» **Given material**
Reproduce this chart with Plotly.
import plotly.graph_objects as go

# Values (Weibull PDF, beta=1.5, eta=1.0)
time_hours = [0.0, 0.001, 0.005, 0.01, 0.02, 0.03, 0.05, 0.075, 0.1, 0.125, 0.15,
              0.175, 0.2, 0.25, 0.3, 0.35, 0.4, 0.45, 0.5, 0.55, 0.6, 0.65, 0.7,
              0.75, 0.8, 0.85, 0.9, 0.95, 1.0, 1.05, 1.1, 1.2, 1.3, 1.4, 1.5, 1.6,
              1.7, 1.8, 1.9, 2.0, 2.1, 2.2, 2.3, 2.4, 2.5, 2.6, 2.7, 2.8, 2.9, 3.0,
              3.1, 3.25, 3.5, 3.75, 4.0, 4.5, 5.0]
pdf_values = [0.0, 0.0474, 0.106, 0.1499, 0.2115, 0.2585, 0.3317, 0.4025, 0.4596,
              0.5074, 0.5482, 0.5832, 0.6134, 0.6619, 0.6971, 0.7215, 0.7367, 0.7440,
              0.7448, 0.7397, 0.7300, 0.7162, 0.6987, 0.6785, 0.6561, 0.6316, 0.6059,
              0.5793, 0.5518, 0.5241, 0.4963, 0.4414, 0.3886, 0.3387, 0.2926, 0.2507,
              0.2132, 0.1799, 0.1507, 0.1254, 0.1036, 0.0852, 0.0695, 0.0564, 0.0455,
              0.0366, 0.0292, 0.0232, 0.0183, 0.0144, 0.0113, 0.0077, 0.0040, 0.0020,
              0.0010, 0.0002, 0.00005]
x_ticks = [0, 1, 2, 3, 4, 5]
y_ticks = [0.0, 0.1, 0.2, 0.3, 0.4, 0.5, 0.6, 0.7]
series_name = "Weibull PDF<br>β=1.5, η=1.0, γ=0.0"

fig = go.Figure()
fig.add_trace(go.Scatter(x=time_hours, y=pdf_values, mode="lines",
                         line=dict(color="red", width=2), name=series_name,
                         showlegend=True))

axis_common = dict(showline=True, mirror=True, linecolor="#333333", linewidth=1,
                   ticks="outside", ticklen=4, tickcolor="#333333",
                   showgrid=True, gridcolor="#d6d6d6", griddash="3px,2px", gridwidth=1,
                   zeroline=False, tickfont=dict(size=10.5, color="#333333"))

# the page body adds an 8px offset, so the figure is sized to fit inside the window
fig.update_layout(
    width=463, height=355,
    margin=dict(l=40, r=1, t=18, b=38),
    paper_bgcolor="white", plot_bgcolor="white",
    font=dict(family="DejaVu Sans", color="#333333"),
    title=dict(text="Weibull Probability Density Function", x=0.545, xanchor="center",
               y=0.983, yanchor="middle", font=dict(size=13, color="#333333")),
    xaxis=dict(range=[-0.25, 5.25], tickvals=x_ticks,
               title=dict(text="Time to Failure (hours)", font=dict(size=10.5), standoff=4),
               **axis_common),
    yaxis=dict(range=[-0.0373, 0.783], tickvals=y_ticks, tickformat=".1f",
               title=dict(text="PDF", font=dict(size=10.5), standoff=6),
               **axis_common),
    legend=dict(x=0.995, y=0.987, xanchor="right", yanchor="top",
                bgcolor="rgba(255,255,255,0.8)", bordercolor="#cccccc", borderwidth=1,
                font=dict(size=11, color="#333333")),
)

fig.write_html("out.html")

» **Task instructions**
Retype the data exactly as given.

» **Problem solution**
Reproduce this chart with Plotly.
import plotly.graph_objects as go

# Values (Weibull PDF, beta=1.5, eta=1.0)
time_hours = [0.0, 0.001, 0.005, 0.01, 0.02, 0.03, 0.05, 0.075, 0.1, 0.125, 0.15,
              0.175, 0.2, 0.25, 0.3, 0.35, 0.4, 0.45, 0.5, 0.55, 0.6, 0.65, 0.7,
              0.75, 0.8, 0.85, 0.9, 0.95, 1.0, 1.05, 1.1, 1.2, 1.3, 1.4, 1.5, 1.6,
              1.7, 1.8, 1.9, 2.0, 2.1, 2.2, 2.3, 2.4, 2.5, 2.6, 2.7, 2.8, 2.9, 3.0,
              3.1, 3.25, 3.5, 3.75, 4.0, 4.5, 5.0]
pdf_values = [0.0, 0.0474, 0.106, 0.1499, 0.2115, 0.2585, 0.3317, 0.4025, 0.4596,
              0.5074, 0.5482, 0.5832, 0.6134, 0.6619, 0.6971, 0.7215, 0.7367, 0.7440,
              0.7448, 0.7397, 0.7300, 0.7162, 0.6987, 0.6785, 0.6561, 0.6316, 0.6059,
              0.5793, 0.5518, 0.5241, 0.4963, 0.4414, 0.3886, 0.3387, 0.2926, 0.2507,
              0.2132, 0.1799, 0.1507, 0.1254, 0.1036, 0.0852, 0.0695, 0.0564, 0.0455,
              0.0366, 0.0292, 0.0232, 0.0183, 0.0144, 0.0113, 0.0077, 0.0040, 0.0020,
              0.0010, 0.0002, 0.00005]
x_ticks = [0, 1, 2, 3, 4, 5]
y_ticks = [0.0, 0.1, 0.2, 0.3, 0.4, 0.5, 0.6, 0.7]
series_name = "Weibull PDF<br>β=1.5, η=1.0, γ=0.0"

fig = go.Figure()
fig.add_trace(go.Scatter(x=time_hours, y=pdf_values, mode="lines",
                         line=dict(color="red", width=2), name=series_name,
                         showlegend=True))

axis_common = dict(showline=True, mirror=True, linecolor="#333333", linewidth=1,
                   ticks="outside", ticklen=4, tickcolor="#333333",
                   showgrid=True, gridcolor="#d6d6d6", griddash="3px,2px", gridwidth=1,
                   zeroline=False, tickfont=dict(size=10.5, color="#333333"))

# the page body adds an 8px offset, so the figure is sized to fit inside the window
fig.update_layout(
    width=463, height=355,
    margin=dict(l=40, r=1, t=18, b=38),
    paper_bgcolor="white", plot_bgcolor="white",
    font=dict(family="DejaVu Sans", color="#333333"),
    title=dict(text="Weibull Probability Density Function", x=0.545, xanchor="center",
               y=0.983, yanchor="middle", font=dict(size=13, color="#333333")),
    xaxis=dict(range=[-0.25, 5.25], tickvals=x_ticks,
               title=dict(text="Time to Failure (hours)", font=dict(size=10.5), standoff=4),
               **axis_common),
    yaxis=dict(range=[-0.0373, 0.783], tickvals=y_ticks, tickformat=".1f",
               title=dict(text="PDF", font=dict(size=10.5), standoff=6),
               **axis_common),
    legend=dict(x=0.995, y=0.987, xanchor="right", yanchor="top",
                bgcolor="rgba(255,255,255,0.8)", bordercolor="#cccccc", borderwidth=1,
                font=dict(size=11, color="#333333")),
)

fig.write_html("out.html")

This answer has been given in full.